Integrante do Partido Operário Comunista à época, Merlino foi preso em 15 de julho de 1971, em Santos, e levado para a sede do Destacamento de Operações de Informações do Centro de Operações de Defesa Interna (DOI-Codi). Lá, ele foi torturado por cerca de 24 horas e morto quatro dias depois. Para a família de Merlino, o coronel reformado do Exército Carlos Alberto Brilhante Ustra foi quem ordenou as sessões de tortura que o levaram à morte. Ustra foi comandante do DOI-Codi em São Paulo, um dos maiores centros de repressão durante a ditadura militar.
A família de Merlino moveu uma ação por danos morais contra Ustra. Na decisão de primeira instância, o coronel Ustra foi condenado a indenizar a família em R$ 100 mil por ter participado e comandado sessões de tortura que mataram o jornalista. A defesa de Ustra recorreu da ação.
A versão de Ustra sobre o caso, segundo o MPF, é que Merlino teria se atirado sob um carro durante tentativa de fuga. “Para tornar a história verossímil, Ustra mandou que um caminhão a serviço das forças de repressão passasse por cima do corpo de Merlino e deixasse marcas de pneus”, sustenta o MPF.
No Instituto Médico-Legal, o médico legista Orsini endossou a versão de Ustra ao assinar o laudo sobre a morte e omitiu as agressões sofridas pelo jornalista nas sessões de tortura. Na década de 1990, peritos revelaram inconsistência no laudo de Orsini.
Além da condenação dos denunciados, o Ministério Público quer também que eles percam seus cargos públicos ou suas aposentadorias e que suas penas sejam aumentadas por uma série de agravantes: motivo torpe para a morte, emprego de tortura, abuso de poder e prática de crime para ocultação e impunidade de outro.

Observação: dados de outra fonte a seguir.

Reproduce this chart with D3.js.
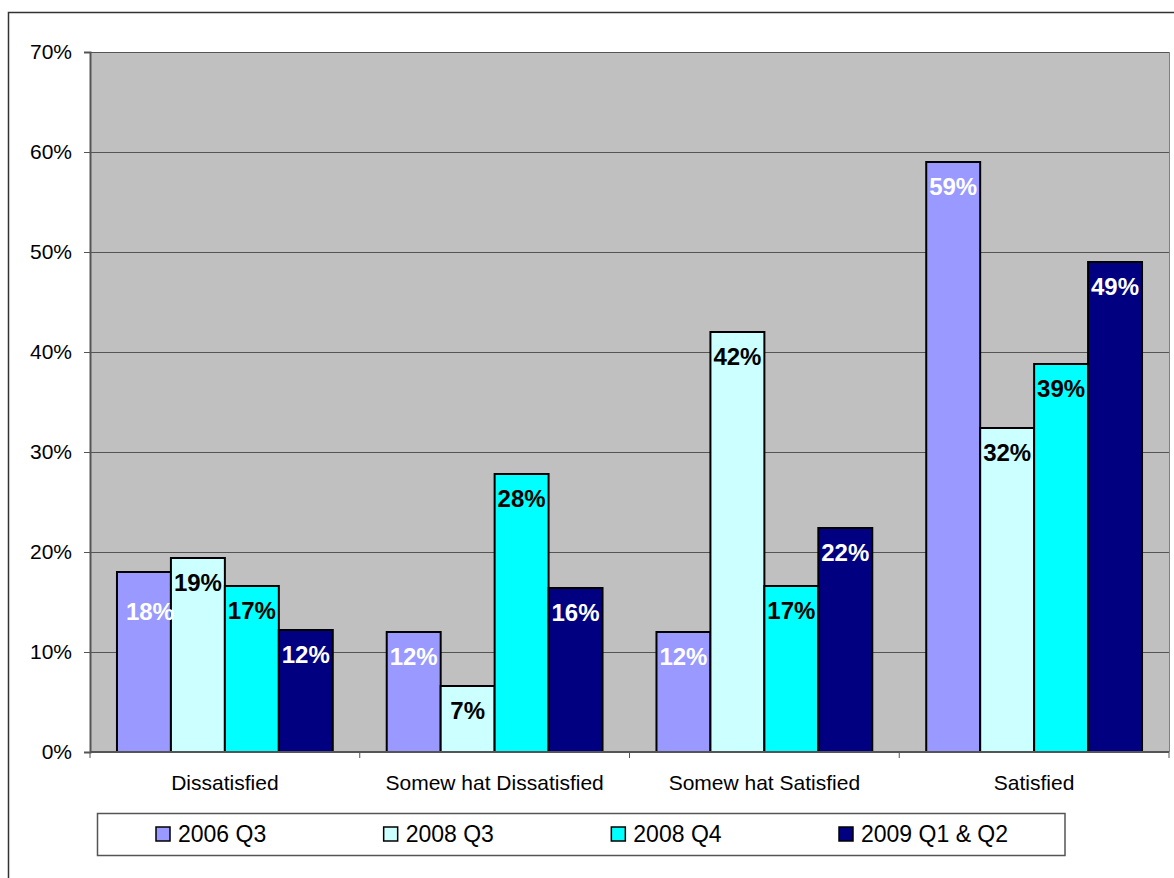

O advogado Paulo Esteves, que defende Ustra, disse que vai esperar o pronunciamento da Justiça, mas já informou que caso a Justiça aceite a denúncia contra seu cliente fará a defesa com base na Lei da Anistia. Para os procuradores, no entanto, não se pode falar em prescrição ou anistia neste caso. “Os delitos foram cometidos em contexto de ataque sistemático e generalizado à população, em razão da ditadura militar, com pleno conhecimento do ataque, o que os qualifica como crimes contra a humanidade, portanto, imprescritíveis e impassíveis de anistia”, diz a denúncia.
Para Ângela Mendes de Almeida, que foi companheira de Merlino, a denúncia feita pelo MPF pode desencadear uma série de outras ações, por outras mortes de militantes, ocorridas durante o regime militar. “Acho esta uma ação muito importante, porque esses crimes não podem ficar impunes”, disse ela.